First 50: Run technical workshops, publish step‑by‑step connector tutorials and reference apps, and partner with agent/framework communities so Airweave becomes the default retrieval layer; emphasize fast hosted setup and on‑prem for sensitive teams (product/docs SDKs/connectors).
First 100: Build a low‑touch free‑to‑paid funnel with clear limits and upgrade prompts, add 1–2 sales engineers for vertical outreach (support, legal, internal tools), and offer short on‑prem/SSO trials with priced enterprise plans backed by case studies and public pricing (pricing self‑host/enterprise).

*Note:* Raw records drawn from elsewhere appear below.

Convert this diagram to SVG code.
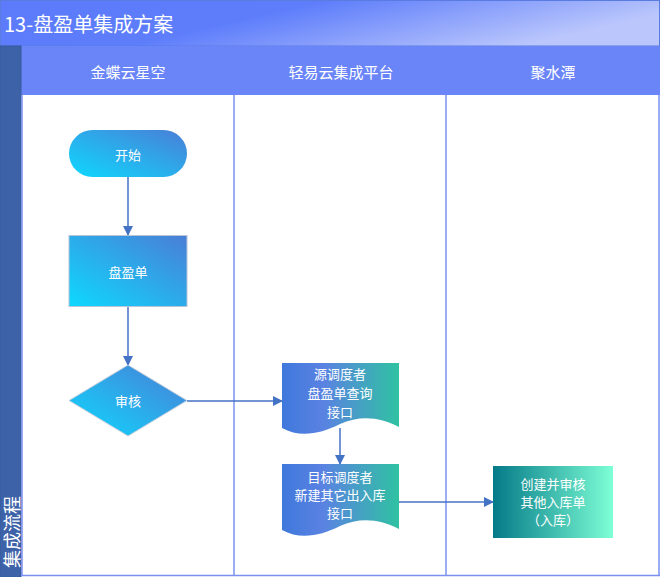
<svg xmlns="http://www.w3.org/2000/svg" width="660" height="577" viewBox="0 0 660 577">
<defs>
<linearGradient id="gTitle" x1="0" y1="0" x2="1" y2="0.3">
<stop offset="0" stop-color="#5b7bfb"/><stop offset="0.45" stop-color="#5d7dfb"/><stop offset="1" stop-color="#bac6fc"/>
</linearGradient>
<linearGradient id="gBlue" x1="0" y1="1" x2="1" y2="0">
<stop offset="0" stop-color="#0ed8ff"/><stop offset="1" stop-color="#4a7ed6"/>
</linearGradient>
<linearGradient id="gDoc" x1="0" y1="0" x2="1" y2="0">
<stop offset="0" stop-color="#3f78dc"/><stop offset="0.35" stop-color="#5a82e2"/><stop offset="1" stop-color="#2fc2a2"/>
</linearGradient>
<linearGradient id="gTeal" x1="0" y1="0" x2="1" y2="0">
<stop offset="0" stop-color="#047a88"/><stop offset="1" stop-color="#7dffd6"/>
</linearGradient>
<marker id="arr" markerWidth="10" markerHeight="10" refX="9" refY="5" orient="auto" markerUnits="userSpaceOnUse">
<path d="M0,0 L10,5 L0,10 Z" fill="#4472c4"/>
</marker>
</defs>
<style>
.t{font-family:"Noto Sans CJK SC","Liberation Sans",sans-serif;fill:#fff;text-anchor:middle;dominant-baseline:central}
.n{font-size:13px}
.h{font-size:15px}
.lane{stroke:#7b90f2;stroke-width:1.5;fill:none}
.c{stroke:#4472c4;stroke-width:1.5;fill:none;marker-end:url(#arr)}
</style>
<rect x="0" y="0" width="660" height="577" fill="#fff"/>
<g id="title">
<rect x="0.5" y="0.5" width="659" height="45.5" fill="url(#gTitle)" stroke="#5a7be0"/>
<text x="4" y="23" class="t" style="font-size:20px;text-anchor:start">13-盘盈单集成方案</text>
</g>
<g id="header">
<rect x="18" y="46" width="642" height="49" fill="#6a85f8"/>
<text x="128" y="71" class="t h">金蝶云星空</text>
<text x="341" y="71" class="t h">轻易云集成平台</text>
<text x="553" y="71" class="t h">聚水潭</text>
</g>
<g id="pool">
<rect x="0" y="46" width="21" height="531" fill="#3d62a8" stroke="#345a9e"/>
<text transform="translate(11,532) rotate(-90)" class="t" style="font-size:18px">集成流程</text>
<line x1="22" y1="95" x2="22" y2="576" class="lane"/>
<line x1="234" y1="95" x2="234" y2="576" class="lane"/>
<line x1="446" y1="95" x2="446" y2="576" class="lane"/>
<line x1="659" y1="95" x2="659" y2="576" class="lane"/>
<line x1="21" y1="575.5" x2="660" y2="575.5" class="lane"/>
</g>
<g id="edges">
<line x1="128" y1="177" x2="128" y2="235" class="c"/>
<line x1="128" y1="307" x2="128" y2="365" class="c"/>
<line x1="187" y1="401" x2="282" y2="401" class="c"/>
<line x1="340" y1="428" x2="340" y2="464" class="c"/>
<line x1="399" y1="502" x2="493" y2="502" class="c"/>
</g>
<g id="start">
<rect x="69" y="130" width="118" height="47" rx="23.5" fill="url(#gBlue)"/>
<text x="128" y="154" class="t n">开始</text>
</g>
<g id="pandan">
<rect x="69" y="235.5" width="118" height="71" fill="url(#gBlue)" stroke="#b8c4d8"/>
<text x="128" y="271" class="t n">盘盈单</text>
</g>
<g id="audit">
<path d="M128,365 L187,400.5 L128,436 L69,400.5 Z" fill="url(#gBlue)" stroke="#c8d0dc"/>
<text x="128" y="400" class="t n">审核</text>
</g>
<g id="query">
<path d="M282,363 H399 V427 C380,417 360,415 340,424 C320,434 300,438 282,428 Z" fill="url(#gDoc)"/>
<text x="340" y="373" class="t n">源调度者</text>
<text x="340" y="392" class="t n">盘盈单查询</text>
<text x="340" y="411" class="t n">接口</text>
</g>
<g id="create">
<path d="M282,464 H399 V529 C380,519 360,517 340,526 C320,536 300,540 282,530 Z" fill="url(#gDoc)"/>
<text x="340" y="476" class="t n">目标调度者</text>
<text x="340" y="494" class="t n">新建其它出入库</text>
<text x="340" y="512" class="t n">接口</text>
</g>
<g id="jst">
<rect x="493" y="466" width="120" height="72" fill="url(#gTeal)"/>
<text x="553" y="483" class="t n">创建并审核</text>
<text x="553" y="501" class="t n">其他入库单</text>
<text x="553" y="519" class="t n">（入库）</text>
</g>
</svg>
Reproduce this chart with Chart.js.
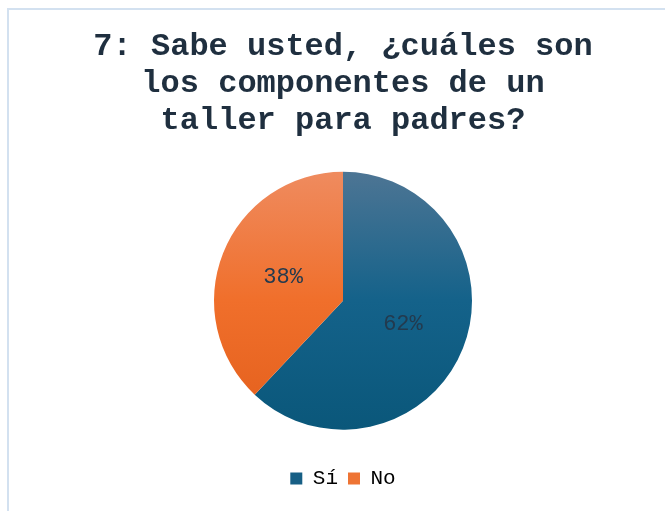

What is the rough total addressable market

Top-down context:

Airweave sits across enterprise search and vector/semantic search infrastructure. Reports estimate enterprise search at about $4.8B in 2023 and growing, and vector databases around $2.0–$2.2B in 2024, implying a conservative ~$7B+ adjacent market today (Enterprise search Vector DB). Including AI knowledge‑management/semantic search platforms lifts the broader pool into the low‑to‑mid tens of billions over the next several years (AI in KM).

Bottom-up calculation:

As a developer‑led retrieval layer, a practical near‑term SAM could be 50k–150k teams adopting agent/RAG workflows globally, each paying ~$5k–$10k/year for hosted or supported self‑host, implying roughly $0.25B–$1.5B in serviceable spend. This expands as more teams move from experiments to production and require enterprise features.

Assumptions:

Adoption: 50k–150k teams worldwide implement agent/RAG in the next 3–5 years (developer, support, legal, internal tools).
Pricing/ARPA: blended ~$5k–$10k/year per team based on current public pricing and likely enterprise uplifts (pricing).
A share of users will self‑host or use open‑source stacks, reducing hosted spend but increasing demand for enterprise features (SSO/RBAC, audit).

Who are some of their notable competitors

LlamaIndex: Open‑source framework with many data connectors (LlamaHub) and indexing tools for building ingestion/retrieval pipelines; overlaps with Airweave on the developer ingestion + retrieval layer (docs GitHub).
LangChain: Popular agent/framework toolkit with document loaders, retrievers, and vector store integrations; teams can assemble RAG/agent flows themselves instead of using a single hosted retrieval layer (docs).
Weaviate: Open‑source vector database with modules for vectorization, reranking, and ingestion; appeals to buyers who want a vectors‑first datastore with built‑in RAG features rather than a connector+API service (modules).
Vectara: Hosted semantic search/RAG platform exposing search and summarization APIs (indexing + query + reranking/generation); competes for managed, production search and grounded‑answer use cases (API).
Glean: Enterprise workplace search that connects 100+ apps with permissions and provides unified search/assistant features; targets similar enterprise buyers needing secure multi‑app search and assistants (connectors).